Building, Morgans North, Co. Limerick

Co. Limerick |

Utility Structures

Building, Morgans North, Co. Limerick

At the north-eastern tip of Moreena Point, a small peninsula that pushes out into the southern shore of the Shannon estuary in County Limerick, a square stone structure is slowly disappearing into the undergrowth.

It is modest in its dimensions, roughly three metres by three and a half metres, and what remains of it gives little away. The south wall survives to about a metre and a half in height, and set into it, at around chest height, is a small rectangular opening, just thirty centimetres tall and twenty wide. Whether that opening served a functional or defensive purpose is unclear, and the building's original use remains unrecorded.

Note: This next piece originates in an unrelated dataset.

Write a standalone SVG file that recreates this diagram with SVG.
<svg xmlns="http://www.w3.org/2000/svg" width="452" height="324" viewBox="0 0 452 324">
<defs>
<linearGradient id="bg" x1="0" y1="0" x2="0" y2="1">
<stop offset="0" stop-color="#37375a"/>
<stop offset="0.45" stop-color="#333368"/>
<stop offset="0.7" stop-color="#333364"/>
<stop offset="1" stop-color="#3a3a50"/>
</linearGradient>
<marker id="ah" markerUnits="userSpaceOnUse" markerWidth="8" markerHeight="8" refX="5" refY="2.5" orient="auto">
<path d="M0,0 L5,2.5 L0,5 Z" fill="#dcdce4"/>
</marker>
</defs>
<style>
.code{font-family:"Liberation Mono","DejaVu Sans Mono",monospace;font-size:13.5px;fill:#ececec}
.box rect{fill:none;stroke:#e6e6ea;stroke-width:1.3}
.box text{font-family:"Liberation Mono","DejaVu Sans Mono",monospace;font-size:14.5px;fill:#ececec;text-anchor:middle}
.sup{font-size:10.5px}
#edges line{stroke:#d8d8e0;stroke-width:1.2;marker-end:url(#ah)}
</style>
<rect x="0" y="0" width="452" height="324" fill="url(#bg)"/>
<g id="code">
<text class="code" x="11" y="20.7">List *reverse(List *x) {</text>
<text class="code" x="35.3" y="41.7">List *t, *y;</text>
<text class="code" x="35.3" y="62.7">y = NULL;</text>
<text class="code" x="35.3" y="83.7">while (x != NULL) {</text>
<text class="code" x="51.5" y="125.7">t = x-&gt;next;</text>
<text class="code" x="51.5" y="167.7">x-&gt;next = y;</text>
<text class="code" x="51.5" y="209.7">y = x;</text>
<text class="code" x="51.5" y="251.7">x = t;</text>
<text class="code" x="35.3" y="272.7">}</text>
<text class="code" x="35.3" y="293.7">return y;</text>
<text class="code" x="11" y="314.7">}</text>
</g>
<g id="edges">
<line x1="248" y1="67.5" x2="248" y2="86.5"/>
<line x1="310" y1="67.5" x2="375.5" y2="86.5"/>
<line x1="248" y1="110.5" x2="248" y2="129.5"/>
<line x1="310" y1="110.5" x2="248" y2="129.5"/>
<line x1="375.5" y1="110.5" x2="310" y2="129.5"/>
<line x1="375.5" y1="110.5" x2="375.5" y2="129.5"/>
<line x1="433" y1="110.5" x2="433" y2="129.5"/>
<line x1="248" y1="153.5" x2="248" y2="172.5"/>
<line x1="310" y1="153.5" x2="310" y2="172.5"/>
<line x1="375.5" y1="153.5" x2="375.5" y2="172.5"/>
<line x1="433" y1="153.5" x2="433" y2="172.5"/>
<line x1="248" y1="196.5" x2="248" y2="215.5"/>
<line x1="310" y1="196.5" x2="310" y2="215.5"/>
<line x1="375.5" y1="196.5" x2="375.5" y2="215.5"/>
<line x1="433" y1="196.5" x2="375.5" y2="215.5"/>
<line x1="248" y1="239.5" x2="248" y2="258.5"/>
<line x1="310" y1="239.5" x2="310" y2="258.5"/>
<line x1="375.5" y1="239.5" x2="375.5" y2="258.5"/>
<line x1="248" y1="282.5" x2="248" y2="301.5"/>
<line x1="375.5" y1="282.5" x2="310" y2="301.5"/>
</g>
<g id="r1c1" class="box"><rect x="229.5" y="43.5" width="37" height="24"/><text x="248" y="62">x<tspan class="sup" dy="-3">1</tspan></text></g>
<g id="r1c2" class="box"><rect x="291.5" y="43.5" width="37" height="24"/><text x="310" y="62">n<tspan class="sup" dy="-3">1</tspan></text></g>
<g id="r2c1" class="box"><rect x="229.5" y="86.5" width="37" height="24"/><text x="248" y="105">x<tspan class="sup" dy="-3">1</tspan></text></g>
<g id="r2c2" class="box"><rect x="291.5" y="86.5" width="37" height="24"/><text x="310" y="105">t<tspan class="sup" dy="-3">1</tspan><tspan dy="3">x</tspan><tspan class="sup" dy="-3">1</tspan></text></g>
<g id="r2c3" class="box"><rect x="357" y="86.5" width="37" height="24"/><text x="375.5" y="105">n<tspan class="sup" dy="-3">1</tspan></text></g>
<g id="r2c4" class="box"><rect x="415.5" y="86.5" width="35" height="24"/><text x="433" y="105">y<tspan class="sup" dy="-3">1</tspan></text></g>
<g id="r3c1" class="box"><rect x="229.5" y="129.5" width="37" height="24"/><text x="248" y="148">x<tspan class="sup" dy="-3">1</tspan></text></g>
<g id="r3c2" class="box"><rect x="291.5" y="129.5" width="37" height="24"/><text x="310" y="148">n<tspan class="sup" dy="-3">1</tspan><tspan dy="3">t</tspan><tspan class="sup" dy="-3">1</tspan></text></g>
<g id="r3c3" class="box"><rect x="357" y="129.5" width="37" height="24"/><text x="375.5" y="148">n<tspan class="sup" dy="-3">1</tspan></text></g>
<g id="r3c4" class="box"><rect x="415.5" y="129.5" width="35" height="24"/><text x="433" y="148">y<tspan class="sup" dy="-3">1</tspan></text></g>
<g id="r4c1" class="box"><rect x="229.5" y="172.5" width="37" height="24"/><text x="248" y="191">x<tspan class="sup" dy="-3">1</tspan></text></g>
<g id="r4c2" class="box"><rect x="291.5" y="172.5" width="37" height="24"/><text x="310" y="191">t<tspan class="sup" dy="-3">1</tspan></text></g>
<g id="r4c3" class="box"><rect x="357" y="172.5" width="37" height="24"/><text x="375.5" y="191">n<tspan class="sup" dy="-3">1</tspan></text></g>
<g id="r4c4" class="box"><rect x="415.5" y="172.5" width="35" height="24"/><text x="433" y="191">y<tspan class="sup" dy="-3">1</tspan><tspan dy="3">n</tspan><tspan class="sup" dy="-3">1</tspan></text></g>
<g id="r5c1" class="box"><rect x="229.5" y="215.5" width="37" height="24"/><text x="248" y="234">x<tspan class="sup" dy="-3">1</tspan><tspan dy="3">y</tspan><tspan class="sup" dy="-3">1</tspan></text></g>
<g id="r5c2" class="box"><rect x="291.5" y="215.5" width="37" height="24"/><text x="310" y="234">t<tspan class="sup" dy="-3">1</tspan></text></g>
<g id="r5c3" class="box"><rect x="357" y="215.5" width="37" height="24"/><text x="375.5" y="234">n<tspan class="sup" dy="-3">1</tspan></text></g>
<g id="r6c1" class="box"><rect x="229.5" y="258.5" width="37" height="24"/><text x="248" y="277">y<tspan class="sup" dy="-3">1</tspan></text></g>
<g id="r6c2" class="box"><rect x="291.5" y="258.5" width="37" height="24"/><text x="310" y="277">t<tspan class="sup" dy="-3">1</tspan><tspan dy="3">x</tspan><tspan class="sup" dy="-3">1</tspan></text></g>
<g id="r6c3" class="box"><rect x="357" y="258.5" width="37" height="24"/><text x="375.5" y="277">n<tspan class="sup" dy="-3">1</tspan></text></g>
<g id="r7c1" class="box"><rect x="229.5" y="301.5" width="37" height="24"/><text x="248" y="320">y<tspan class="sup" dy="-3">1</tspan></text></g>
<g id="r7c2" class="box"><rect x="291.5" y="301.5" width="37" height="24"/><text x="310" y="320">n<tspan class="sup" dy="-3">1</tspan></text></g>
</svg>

What can be traced is the structure's long decline. The Ordnance Survey's six-inch map of 1841 already marks it as being in ruins, which places its abandonment well before the mid-nineteenth century at the latest. Local memory, however, holds that it still stood to roughly twelve feet before it was burnt sometime in the 1930s, a detail that suggests some portion of the walls remained intact far longer than the OS cartographers implied, or that their classification of 'ruin' was generous. A further collapse occurred more recently, and the overgrowth has since done considerable work in concealing what little stonework is left. The site was recorded by Denis Power and uploaded to the Historic Environment Viewer in August 2011, though the record is candid about how much remains unknown.

Moreena Point is not a destination with obvious infrastructure, and reaching the north-eastern corner of the peninsula requires navigating farmland on the Shannon's southern shore in County Limerick. The site itself is heavily overgrown, and the south wall, the most legible section of the structure, is the clearest thing to look for. The small rectangular opening in that wall, still visible despite the collapse, is the detail that rewards a closer look. Visiting in late winter or early spring, before vegetation thickens, is likely to give the clearest sense of the footprint and what survives of the masonry.